## [Goal]
Retype the opening lines of the data exactly, stopping after the line that contains "from bokeh.core.properties import value". Skip every picture.

## [Data extract]

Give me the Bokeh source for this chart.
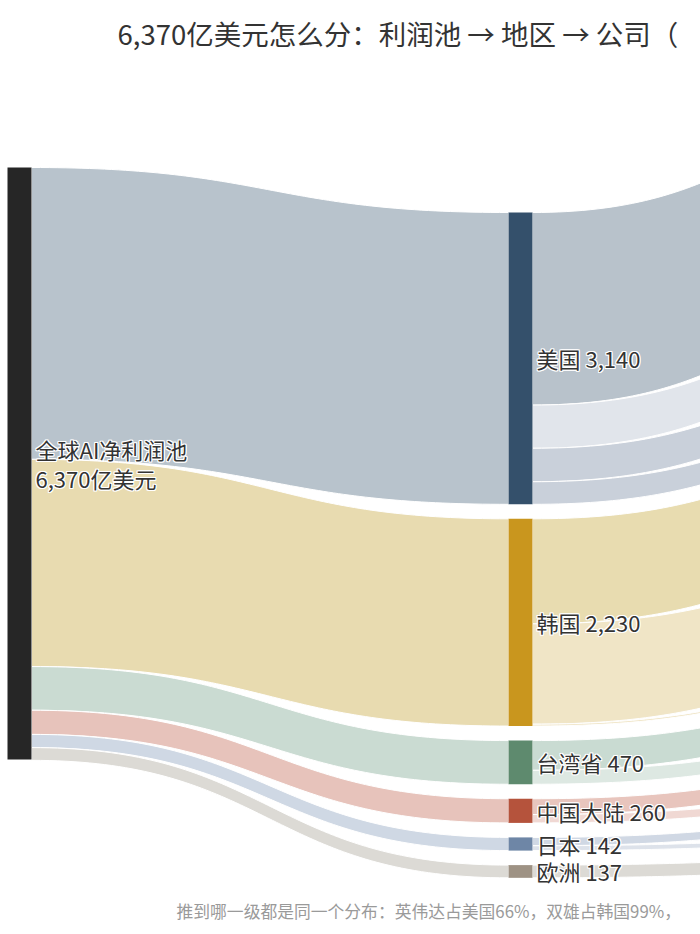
import numpy as np
from bokeh.plotting import figure
from bokeh.models import Range1d, ColumnDataSource
from bokeh.embed import file_html
from bokeh.resources import INLINE
from bokeh.core.properties import value

# ---------------- data ----------------
title_text = "6,370亿美元怎么分：利润池 → 地区 → 公司（"
footer_text = "推到哪一级都是同一个分布：英伟达占美国66%，双雄占韩国99%，"
root_lines = ["全球AI净利润池", "6,370亿美元"]
root_total = 6370

regions = ["美国", "韩国", "台湾省", "中国大陆", "日本", "欧洲"]
region_values = [3140, 2230, 470, 260, 142, 137]
region_node_colors = ["#34506b", "#c9961e", "#5e8a6e", "#b5533c", "#6e86a6", "#9e9284"]
region_link_colors = ["#b8c3cc", "#e8dbb0", "#cadbd2", "#e7c3bb", "#cfd8e4", "#dcdad5"]

companies = ["英伟达", "博通", "微软", "其他美国", "SK海力士", "三星", "其他韩国",
             "台积电", "其他台湾", "中国A", "中国B", "日本A", "日本B", "欧洲A"]
company_region = ["美国", "美国", "美国", "美国", "韩国", "韩国", "韩国",
                  "台湾省", "台湾省", "中国大陆", "中国大陆", "日本", "日本", "欧洲"]
company_values = [2072, 465, 360, 243, 1130, 1080, 20, 320, 150, 170, 90, 90, 52, 137]
company_link_colors = ["#b8c2cb", "#e1e5eb", "#c9d0da", "#c9d0da", "#e8dcb0", "#f0e5c6", "#f0e5c6",
                       "#c9dbd2", "#dde8e2", "#e8c5bd", "#f0d8d3", "#d0d8e4", "#dde2ea", "#dcdad5"]

# ---------------- layout (sankey) ----------------
NODE_W = 24
COL_X = [7, 508, 1008]
COL_TOP = [167, 212, 85]
PAD = 14.5
POOL_PX = 592.0
k = POOL_PX / root_total


def stack(values, top):
    tops = []
    y = top
    for v in values:
        tops.append(y)
        y += v * k + PAD
    return tops


region_tops = stack(region_values, COL_TOP[1])
company_tops = stack(company_values, COL_TOP[2])


def link_path(x0, x1, a0, b0, a1, b1, n=80):
    t = np.linspace(0, 1, n)
    xm = (x0 + x1) / 2.0
    bx = (1 - t) ** 3 * x0 + 3 * (1 - t) ** 2 * t * xm + 3 * (1 - t) * t ** 2 * xm + t ** 3 * x1
    s = 3 * (1 - t) * t ** 2 + t ** 3
    top = a0 + (a1 - a0) * s
    bot = b0 + (b1 - b0) * s
    return list(np.concatenate([bx, bx[::-1]])), list(np.concatenate([top, bot[::-1]]))


lx, ly, lc = [], [], []
# root -> regions
y_src = COL_TOP[0]
for i, v in enumerate(region_values):
    h = v * k
    xs, ys = link_path(COL_X[0] + NODE_W, COL_X[1], y_src, y_src + h,
                       region_tops[i], region_tops[i] + h)
    lx.append(xs); ly.append(ys); lc.append(region_link_colors[i])
    y_src += h
# regions -> companies
offs = {r: region_tops[i] for i, r in enumerate(regions)}
for j, v in enumerate(company_values):
    r = company_region[j]
    h = v * k
    y0 = offs[r]
    xs, ys = link_path(COL_X[1] + NODE_W, COL_X[2], y0, y0 + h,
                       company_tops[j], company_tops[j] + h)
    lx.append(xs); ly.append(ys); lc.append(company_link_colors[j])
    offs[r] += h

# ---------------- figure ----------------
p = figure(width=700, height=934, x_range=Range1d(0, 700), y_range=Range1d(934, 0),
           output_backend="svg", toolbar_location=None,
           x_axis_location=None, y_axis_location=None,
           min_border=0, min_border_left=0, min_border_right=0,
           min_border_top=0, min_border_bottom=0)
p.grid.visible = False
p.outline_line_color = None
p.background_fill_color = "white"
p.border_fill_color = "white"

p.patches(xs="xs", ys="ys", fill_color="fc", line_color="white", line_width=1,
          source=ColumnDataSource(dict(xs=lx, ys=ly, fc=lc)))

# nodes
p.quad(left=[COL_X[0]], right=[COL_X[0] + NODE_W], top=[COL_TOP[0]],
       bottom=[COL_TOP[0] + root_total * k], fill_color="#262626", line_color=None)
p.quad(left=[COL_X[1]] * len(regions), right=[COL_X[1] + NODE_W] * len(regions),
       top=region_tops, bottom=[t + v * k for t, v in zip(region_tops, region_values)],
       fill_color=region_node_colors, line_color=None)
p.quad(left=[COL_X[2]] * len(companies), right=[COL_X[2] + NODE_W] * len(companies),
       top=company_tops, bottom=[t + v * k for t, v in zip(company_tops, company_values)],
       fill_color="#888888", line_color=None)

FONT = value("Noto Sans CJK SC")
HALO = [(-1, 0), (1, 0), (0, -1), (0, 1), (-1, -1), (1, 1), (-1, 1), (1, -1)]


def label(xs, ys, texts, size, color, halo=True):
    if halo:
        for dx, dy in HALO:
            p.text(x=xs, y=ys, text=texts, x_offset=dx, y_offset=dy, text_font=FONT,
                   text_font_size=size, text_color="white", text_align="left",
                   text_baseline="middle")
    p.text(x=xs, y=ys, text=texts, text_font=FONT, text_font_size=size,
           text_color=color, text_align="left", text_baseline="middle")


root_mid = COL_TOP[0] + root_total * k / 2
label([COL_X[0] + NODE_W + 4] * 2, [root_mid - 14.5, root_mid + 14.5], root_lines, "22px", "#333333")
label([COL_X[1] + NODE_W + 4] * len(regions),
      [t + v * k / 2 for t, v in zip(region_tops, region_values)],
      [f"{r} {v:,}" for r, v in zip(regions, region_values)], "22px", "#333333")

p.text(x=[117], y=[32], text=[title_text], text_font=FONT, text_font_size="27.5px",
       text_color="#333333", text_align="left", text_baseline="middle")
p.text(x=[176], y=[910], text=[footer_text], text_font=FONT, text_font_size="16.8px",
       text_color="#9a9a9a", text_align="left", text_baseline="middle")

open("out.html", "w").write(file_html(p, INLINE))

## [Full response]
Give me the Bokeh source for this chart.
import numpy as np
from bokeh.plotting import figure
from bokeh.models import Range1d, ColumnDataSource
from bokeh.embed import file_html
from bokeh.resources import INLINE
from bokeh.core.properties import value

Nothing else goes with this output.